“Ah! many travel the Jericho way,
And many are robbed and beaten each day;
And many there be on the way in need,
Whom Priest or Levite never heed;
And who to fate would yield, alas!
If some Samaritan did not pass.”
THE OBJECTS AND PURPOSES OF ODD-FELLOWSHIP
We are taught that “God hath made of one blood all nations of men to dwell on the face of the earth,” and when we say mutual relief and assistance is a leading office in our affiliation, and that Odd-Fellowship is systematically endeavoring to improve and elevate the character of man, to imbue him with a proper conception of his capabilities for good, to enlighten his mind, to enlarge the sphere of his affections and to redeem him from the thralldom of ignorance and prejudice, and teach him to recognize the fatherhood of God and the brotherhood of men, we have epitomized the objects, purposes and basic principles of our order. Odd-Fellowship is broad and comprehensive. It is founded upon that eternal principle which teaches that all the world is one family and all mankind are brothers. Unheralded and unsung, it was born and went forth, a breath of love, a sweet song that has filled thousands of hearts with joy and gladness. To the rich and the poor, the old and the young, at all times, comes the rich, sweet melody of this song of humanity to comfort and to cheer. For eighty years the light of Odd-Fellowship has burned before the world, a beacon to the lost, a comfort to the wanderer and a protection to the thoughtless. Eighty years of work for humanity’s sake; eighty years devoted to teaching men to love mankind; eighty years of earnest labor, consecrated by friendship, cemented with love and beautified by truth. In ancient times men sought glory and renown in gladiatorial combat, though the victor’s laurel was wet with human blood. In modern times men seek the plaudits of the world by achievements for human good, and by striving to elevate and ennoble men. Looking back through nineteen centuries we behold a cross, and on it the crucified Christ, with nail-pierced hands, and wounded, bleeding side, but whose heart was so full of love and pity that even in His dying agonies He had compassion upon His persecutors, and cried out, “Father, forgive them, for they know not what they do.”

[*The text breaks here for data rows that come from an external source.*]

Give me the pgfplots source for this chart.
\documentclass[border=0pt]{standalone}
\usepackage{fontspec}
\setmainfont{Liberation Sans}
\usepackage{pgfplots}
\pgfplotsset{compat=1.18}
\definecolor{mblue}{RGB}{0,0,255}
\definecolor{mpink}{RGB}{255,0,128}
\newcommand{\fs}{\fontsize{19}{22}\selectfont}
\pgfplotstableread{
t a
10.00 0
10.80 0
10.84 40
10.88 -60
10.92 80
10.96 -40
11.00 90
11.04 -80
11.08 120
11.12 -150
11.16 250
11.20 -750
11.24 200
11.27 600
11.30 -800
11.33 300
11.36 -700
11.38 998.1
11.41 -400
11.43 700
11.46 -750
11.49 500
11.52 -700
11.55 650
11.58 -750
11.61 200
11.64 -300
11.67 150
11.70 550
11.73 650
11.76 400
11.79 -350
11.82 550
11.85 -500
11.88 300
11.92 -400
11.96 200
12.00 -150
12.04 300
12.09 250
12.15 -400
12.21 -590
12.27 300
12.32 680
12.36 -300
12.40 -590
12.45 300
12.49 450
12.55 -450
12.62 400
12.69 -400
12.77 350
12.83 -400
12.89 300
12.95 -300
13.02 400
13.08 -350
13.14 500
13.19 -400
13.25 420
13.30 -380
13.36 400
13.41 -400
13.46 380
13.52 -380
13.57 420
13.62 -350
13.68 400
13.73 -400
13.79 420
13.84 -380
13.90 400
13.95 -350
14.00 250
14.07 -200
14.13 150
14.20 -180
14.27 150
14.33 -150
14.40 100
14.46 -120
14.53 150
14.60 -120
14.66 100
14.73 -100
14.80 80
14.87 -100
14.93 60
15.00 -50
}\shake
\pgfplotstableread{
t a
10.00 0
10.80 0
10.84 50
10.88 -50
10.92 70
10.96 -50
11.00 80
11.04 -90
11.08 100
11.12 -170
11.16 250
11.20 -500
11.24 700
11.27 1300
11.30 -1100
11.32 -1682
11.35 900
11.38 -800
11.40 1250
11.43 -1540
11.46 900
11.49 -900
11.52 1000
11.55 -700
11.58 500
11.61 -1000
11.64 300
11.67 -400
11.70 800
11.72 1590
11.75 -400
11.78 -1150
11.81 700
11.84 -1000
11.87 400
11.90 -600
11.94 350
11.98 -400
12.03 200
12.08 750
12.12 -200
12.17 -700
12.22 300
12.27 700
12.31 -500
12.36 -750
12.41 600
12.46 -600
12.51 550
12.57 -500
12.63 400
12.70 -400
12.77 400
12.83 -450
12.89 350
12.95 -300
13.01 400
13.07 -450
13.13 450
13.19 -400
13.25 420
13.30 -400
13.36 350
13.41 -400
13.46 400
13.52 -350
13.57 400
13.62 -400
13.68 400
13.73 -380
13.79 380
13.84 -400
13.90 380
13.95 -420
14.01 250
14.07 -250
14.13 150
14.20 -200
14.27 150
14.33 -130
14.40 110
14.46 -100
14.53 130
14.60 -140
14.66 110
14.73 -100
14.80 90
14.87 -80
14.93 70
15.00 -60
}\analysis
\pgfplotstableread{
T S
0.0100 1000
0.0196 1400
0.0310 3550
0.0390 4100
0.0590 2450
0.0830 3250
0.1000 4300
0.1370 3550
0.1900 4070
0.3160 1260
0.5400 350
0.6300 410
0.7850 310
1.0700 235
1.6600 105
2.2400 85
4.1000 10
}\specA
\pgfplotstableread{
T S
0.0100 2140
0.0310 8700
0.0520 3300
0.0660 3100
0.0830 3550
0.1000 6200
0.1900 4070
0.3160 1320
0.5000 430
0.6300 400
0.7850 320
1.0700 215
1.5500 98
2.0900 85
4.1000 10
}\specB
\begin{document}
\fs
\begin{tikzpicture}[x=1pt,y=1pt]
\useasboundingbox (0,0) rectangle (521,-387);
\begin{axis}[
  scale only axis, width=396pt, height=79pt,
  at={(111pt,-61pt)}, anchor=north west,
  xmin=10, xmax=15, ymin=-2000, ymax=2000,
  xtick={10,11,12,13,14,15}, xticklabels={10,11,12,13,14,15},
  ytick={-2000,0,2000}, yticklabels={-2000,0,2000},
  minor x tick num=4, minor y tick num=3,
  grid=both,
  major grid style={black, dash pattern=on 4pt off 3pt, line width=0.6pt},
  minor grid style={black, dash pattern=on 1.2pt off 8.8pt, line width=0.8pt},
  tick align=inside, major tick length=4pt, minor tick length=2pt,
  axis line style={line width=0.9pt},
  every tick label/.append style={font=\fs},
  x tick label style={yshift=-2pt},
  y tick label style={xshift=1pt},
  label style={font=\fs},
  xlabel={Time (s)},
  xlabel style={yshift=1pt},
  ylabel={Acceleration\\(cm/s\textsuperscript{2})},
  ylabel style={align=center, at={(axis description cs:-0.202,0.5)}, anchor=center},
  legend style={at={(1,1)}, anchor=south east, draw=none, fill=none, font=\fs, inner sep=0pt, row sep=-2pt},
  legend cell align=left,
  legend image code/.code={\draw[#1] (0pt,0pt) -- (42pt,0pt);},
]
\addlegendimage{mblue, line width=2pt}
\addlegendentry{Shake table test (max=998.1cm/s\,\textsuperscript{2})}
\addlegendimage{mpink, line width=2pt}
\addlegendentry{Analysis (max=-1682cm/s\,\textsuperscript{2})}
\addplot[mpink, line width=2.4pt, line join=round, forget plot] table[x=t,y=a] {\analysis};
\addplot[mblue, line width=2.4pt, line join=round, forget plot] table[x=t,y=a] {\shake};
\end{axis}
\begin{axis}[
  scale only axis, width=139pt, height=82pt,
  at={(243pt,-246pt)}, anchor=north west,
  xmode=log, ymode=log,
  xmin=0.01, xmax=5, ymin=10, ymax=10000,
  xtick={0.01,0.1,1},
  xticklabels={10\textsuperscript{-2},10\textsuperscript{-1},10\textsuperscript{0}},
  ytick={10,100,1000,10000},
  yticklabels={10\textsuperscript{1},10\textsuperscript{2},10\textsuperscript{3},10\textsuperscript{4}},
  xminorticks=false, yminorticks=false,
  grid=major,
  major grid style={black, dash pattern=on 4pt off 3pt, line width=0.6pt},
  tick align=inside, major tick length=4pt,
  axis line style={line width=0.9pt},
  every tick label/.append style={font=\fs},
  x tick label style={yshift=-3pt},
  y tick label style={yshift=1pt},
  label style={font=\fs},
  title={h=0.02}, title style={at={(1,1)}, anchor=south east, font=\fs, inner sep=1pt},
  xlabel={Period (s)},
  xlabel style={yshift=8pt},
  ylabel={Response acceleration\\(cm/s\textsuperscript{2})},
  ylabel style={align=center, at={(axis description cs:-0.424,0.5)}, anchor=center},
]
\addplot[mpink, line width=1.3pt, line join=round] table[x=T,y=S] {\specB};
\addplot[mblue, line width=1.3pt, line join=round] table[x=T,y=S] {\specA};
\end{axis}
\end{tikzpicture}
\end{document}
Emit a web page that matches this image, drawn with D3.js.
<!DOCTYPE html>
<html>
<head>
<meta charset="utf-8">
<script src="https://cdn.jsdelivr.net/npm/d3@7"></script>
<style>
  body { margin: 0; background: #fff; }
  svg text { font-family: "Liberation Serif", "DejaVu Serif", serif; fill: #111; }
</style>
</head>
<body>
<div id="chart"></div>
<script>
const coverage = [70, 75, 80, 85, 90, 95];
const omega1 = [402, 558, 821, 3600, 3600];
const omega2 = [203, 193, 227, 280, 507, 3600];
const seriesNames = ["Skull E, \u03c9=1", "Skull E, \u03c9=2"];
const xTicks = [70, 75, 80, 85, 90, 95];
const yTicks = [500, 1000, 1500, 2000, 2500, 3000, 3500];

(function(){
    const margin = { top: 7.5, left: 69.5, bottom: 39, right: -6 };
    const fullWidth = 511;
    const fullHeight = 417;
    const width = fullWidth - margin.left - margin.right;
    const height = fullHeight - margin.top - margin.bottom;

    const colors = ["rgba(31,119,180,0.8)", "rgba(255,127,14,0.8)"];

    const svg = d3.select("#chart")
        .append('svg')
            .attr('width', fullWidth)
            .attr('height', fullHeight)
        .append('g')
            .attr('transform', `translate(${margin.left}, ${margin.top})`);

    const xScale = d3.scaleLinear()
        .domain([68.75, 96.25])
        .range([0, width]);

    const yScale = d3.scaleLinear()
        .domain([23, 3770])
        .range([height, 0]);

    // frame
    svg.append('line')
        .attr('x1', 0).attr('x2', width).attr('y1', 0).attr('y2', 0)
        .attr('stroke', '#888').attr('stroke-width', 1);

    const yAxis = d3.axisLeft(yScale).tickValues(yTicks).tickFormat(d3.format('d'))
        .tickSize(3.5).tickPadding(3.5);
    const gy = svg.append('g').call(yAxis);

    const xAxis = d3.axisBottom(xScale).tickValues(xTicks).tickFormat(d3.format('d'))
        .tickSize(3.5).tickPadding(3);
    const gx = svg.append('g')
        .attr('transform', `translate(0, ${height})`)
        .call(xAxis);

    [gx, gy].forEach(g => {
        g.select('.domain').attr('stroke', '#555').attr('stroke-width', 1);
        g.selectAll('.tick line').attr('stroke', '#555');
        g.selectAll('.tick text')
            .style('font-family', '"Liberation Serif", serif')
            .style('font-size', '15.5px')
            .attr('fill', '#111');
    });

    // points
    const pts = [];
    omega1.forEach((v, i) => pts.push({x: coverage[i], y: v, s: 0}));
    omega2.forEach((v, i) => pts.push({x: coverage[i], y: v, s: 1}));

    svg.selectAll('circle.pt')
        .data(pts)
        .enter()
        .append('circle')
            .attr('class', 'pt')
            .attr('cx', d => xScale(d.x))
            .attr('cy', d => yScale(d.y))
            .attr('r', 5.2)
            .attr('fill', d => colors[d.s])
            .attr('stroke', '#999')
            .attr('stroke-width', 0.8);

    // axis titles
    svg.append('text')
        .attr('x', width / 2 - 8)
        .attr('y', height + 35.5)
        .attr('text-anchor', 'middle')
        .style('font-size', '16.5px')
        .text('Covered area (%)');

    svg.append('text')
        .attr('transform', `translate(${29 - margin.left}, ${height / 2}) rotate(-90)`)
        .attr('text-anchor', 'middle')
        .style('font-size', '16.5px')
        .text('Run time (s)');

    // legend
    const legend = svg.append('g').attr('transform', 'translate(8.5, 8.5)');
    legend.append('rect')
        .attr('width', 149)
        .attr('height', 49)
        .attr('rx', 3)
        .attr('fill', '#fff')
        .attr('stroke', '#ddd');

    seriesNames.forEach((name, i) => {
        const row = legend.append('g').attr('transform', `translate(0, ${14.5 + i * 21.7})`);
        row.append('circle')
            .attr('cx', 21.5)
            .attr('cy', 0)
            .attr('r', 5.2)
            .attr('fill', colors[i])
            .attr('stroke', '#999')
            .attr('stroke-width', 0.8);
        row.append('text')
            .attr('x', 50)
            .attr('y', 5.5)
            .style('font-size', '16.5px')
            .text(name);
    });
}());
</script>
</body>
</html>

That event was the dividing line between the ancient and the modern era; between the rule of “brute force” and the “mild dominion of love and charity.” The mission of Odd-Fellowship, like that of the lowly Nazarene, is to replace the rule of might with the gentle influence of love, and to teach a universal fraternity in the family of man. To meet and satisfy and better keep alive the nobler elements of man’s nature. Many orders have been instituted, but none can challenge greater admiration from men, or deserve more blessings from heaven, than the Independent Order of Odd-Fellows.